● **SHORT PROBLEM**
Write out every line of the material as it stands, apart from the pictures.
##########
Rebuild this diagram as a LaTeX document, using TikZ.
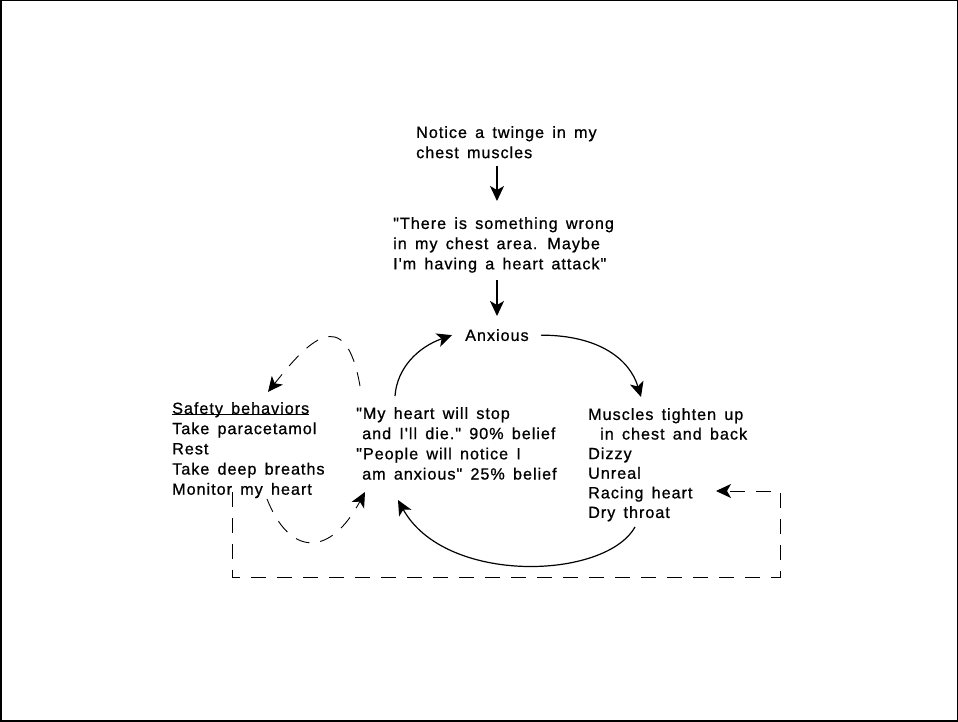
\documentclass[tikz,border=0pt]{standalone}
\usepackage{fontspec}
\setmainfont{Liberation Sans}[LetterSpace=6, FakeBold=0.8, WordSpace=1.5, Ligatures=TeXOff]
\usetikzlibrary{arrows.meta,calc}
\newcommand{\ulbase}[1]{\setbox0=\hbox{#1}\rlap{\rule[-1.4pt]{\wd0}{1pt}}\box0}
\begin{document}
\begin{tikzpicture}[x=1pt,y=1pt,
  txt/.style={anchor=north west, inner sep=0pt, align=left, font=\fontsize{16.2}{20.2}\selectfont},
  arr/.style={line width=1.2pt, -{Stealth[length=15pt,width=14pt,inset=4pt]}},
  darr/.style={line width=0.9pt, dash pattern=on 14pt off 11pt, -{Stealth[length=15pt,width=14pt,inset=4pt]}},
]
\useasboundingbox (0,0) rectangle (958,722);
\draw[line width=1.5pt] (0.75,0.75) rectangle (957.25,721.25);

\node[txt] (notice) at (416,596) {Notice a twinge in my\\chest muscles};
\node[txt] (wrong) at (393,505) {"There is something wrong\\in my chest area. Maybe\\I'm having a heart attack"};
\node[txt] (anx) at (465,393) {Anxious};
\node[txt] (safe) at (172,320) {\ulbase{Safety behaviors}\\Take paracetamol\\Rest\\Take deep breaths\\Monitor my heart};
\node[txt] (belief) at (356,315) {"My heart will stop\\\hspace{6pt}and I'll die." 90\% belief\\"People will notice I\\\hspace{6pt}am anxious" 25\% belief};
\node[txt, font=\fontsize{16.2}{19.6}\selectfont] (symp) at (588,314) {Muscles tighten up\\\hspace{12pt}in chest and back\\Dizzy\\Unreal\\Racing heart\\Dry throat};

% vertical arrows
\draw[arr] ([xshift=81pt,yshift=-40pt]notice.north west) -- ([xshift=104pt,yshift=16pt]wrong.north west);
\draw[arr] ([xshift=104pt,yshift=-63pt]wrong.north west) -- ([xshift=32pt,yshift=13pt]anx.north west);

% cycle
\draw[arr] ([xshift=12pt]anx.east) .. controls +(59,0) and +(-11,37) .. ([xshift=53pt,yshift=11pt]symp.north west);
\draw[arr] ([xshift=47pt,yshift=-119pt]symp.north west) .. controls +(-30,-53) and +(47,-85) .. ([xshift=42pt,yshift=-93pt]belief.north west);
\draw[arr] ([xshift=39pt,yshift=11pt]belief.north west) .. controls +(2,28) and +(-34,-12) .. ([xshift=-13pt]anx.west);

% safety loop
\draw[darr] ([xshift=4pt,yshift=21pt]belief.north west) .. controls +(-15,86) and +(38,48) .. ([xshift=96pt,yshift=10pt]safe.north west);
\draw[darr] ([xshift=95pt,yshift=-97pt]safe.north west) .. controls +(23,-58) and +(-35,-65) .. ([xshift=9pt,yshift=-85pt]belief.north west);
\draw[darr, dash pattern=on 15pt off 11pt] ([xshift=60pt,yshift=-90pt]safe.north west) -- ++(0,-85) -- ++(548,0) |- ([xshift=128pt,yshift=-83pt]symp.north west);
\end{tikzpicture}
\end{document}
##########
● **ANSWER**
Rebuild this diagram as a LaTeX document, using TikZ.
\documentclass[tikz,border=0pt]{standalone}
\usepackage{fontspec}
\setmainfont{Liberation Sans}[LetterSpace=6, FakeBold=0.8, WordSpace=1.5, Ligatures=TeXOff]
\usetikzlibrary{arrows.meta,calc}
\newcommand{\ulbase}[1]{\setbox0=\hbox{#1}\rlap{\rule[-1.4pt]{\wd0}{1pt}}\box0}
\begin{document}
\begin{tikzpicture}[x=1pt,y=1pt,
  txt/.style={anchor=north west, inner sep=0pt, align=left, font=\fontsize{16.2}{20.2}\selectfont},
  arr/.style={line width=1.2pt, -{Stealth[length=15pt,width=14pt,inset=4pt]}},
  darr/.style={line width=0.9pt, dash pattern=on 14pt off 11pt, -{Stealth[length=15pt,width=14pt,inset=4pt]}},
]
\useasboundingbox (0,0) rectangle (958,722);
\draw[line width=1.5pt] (0.75,0.75) rectangle (957.25,721.25);

\node[txt] (notice) at (416,596) {Notice a twinge in my\\chest muscles};
\node[txt] (wrong) at (393,505) {"There is something wrong\\in my chest area. Maybe\\I'm having a heart attack"};
\node[txt] (anx) at (465,393) {Anxious};
\node[txt] (safe) at (172,320) {\ulbase{Safety behaviors}\\Take paracetamol\\Rest\\Take deep breaths\\Monitor my heart};
\node[txt] (belief) at (356,315) {"My heart will stop\\\hspace{6pt}and I'll die." 90\% belief\\"People will notice I\\\hspace{6pt}am anxious" 25\% belief};
\node[txt, font=\fontsize{16.2}{19.6}\selectfont] (symp) at (588,314) {Muscles tighten up\\\hspace{12pt}in chest and back\\Dizzy\\Unreal\\Racing heart\\Dry throat};

% vertical arrows
\draw[arr] ([xshift=81pt,yshift=-40pt]notice.north west) -- ([xshift=104pt,yshift=16pt]wrong.north west);
\draw[arr] ([xshift=104pt,yshift=-63pt]wrong.north west) -- ([xshift=32pt,yshift=13pt]anx.north west);

% cycle
\draw[arr] ([xshift=12pt]anx.east) .. controls +(59,0) and +(-11,37) .. ([xshift=53pt,yshift=11pt]symp.north west);
\draw[arr] ([xshift=47pt,yshift=-119pt]symp.north west) .. controls +(-30,-53) and +(47,-85) .. ([xshift=42pt,yshift=-93pt]belief.north west);
\draw[arr] ([xshift=39pt,yshift=11pt]belief.north west) .. controls +(2,28) and +(-34,-12) .. ([xshift=-13pt]anx.west);

% safety loop
\draw[darr] ([xshift=4pt,yshift=21pt]belief.north west) .. controls +(-15,86) and +(38,48) .. ([xshift=96pt,yshift=10pt]safe.north west);
\draw[darr] ([xshift=95pt,yshift=-97pt]safe.north west) .. controls +(23,-58) and +(-35,-65) .. ([xshift=9pt,yshift=-85pt]belief.north west);
\draw[darr, dash pattern=on 15pt off 11pt] ([xshift=60pt,yshift=-90pt]safe.north west) -- ++(0,-85) -- ++(548,0) |- ([xshift=128pt,yshift=-83pt]symp.north west);
\end{tikzpicture}
\end{document}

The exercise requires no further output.